Sin acudir al empleo de analgésicos o eufemismos, puede decirse que el balance del 2012 en materia económica, política y social no ha sido positivo ni placentero. En los últimos doce meses, cerca de 500.000 personas han pasado a estar en situación de desempleo, situándose la cifra de parados en los cinco millones; Unicef estima que la tasa de pobreza infantil en octubre se situó en el 27,2%, es decir, 2.267.000 niños, un punto más que seis meses antes; el número de desahucios superó a los ejecutados el año anterior; las rentas del trabajo y las pensiones perdieron poder adquisitivo; la deuda pública se incrementó en más de 80.000 millones de euros; la credibilidad y confianza de la ciudadanía en los partidos y representantes políticos sufrió una merma progresiva y preocupante; la tensión territorial aumentó de manera destacada; buena parte de los servicios públicos experimentaron recortes y/o modificaciones notables; miles de jóvenes partieron hacia otras naciones en busca de alternativas; las necesidades básicas de un porcentaje considerable de la población fueron cubiertas a través de la solidaridad y coloración de la sociedad civil (¿qué sucedería si no fuera así?); y el malestar social fue tomando envergadura y temperatura paulatinamente hasta alcanzar cotas que, particularmente, no conocía. Y, como estímulo e incentivo para ir creando un ambiente de alegría e ilusión, ya se anuncia que el 2013 seguirá comportándose como un ogro con el bienestar general.

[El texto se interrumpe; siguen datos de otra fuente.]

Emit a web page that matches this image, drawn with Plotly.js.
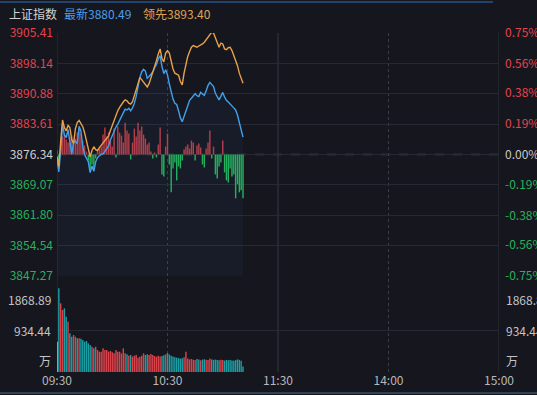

La gente entiende, asume y arrima
el hombro en los momentos de dificultad, sin embargo, al percibir que el
esfuerzo recae con rigor y contundencia en los sectores más débiles de la
sociedad, dando muestras de delicadeza ante la codicia, la especulación y el
antipatriotismo fiscal, las decisiones gubernamentales molestan y distancian
a los ciudadanos de sus representantes.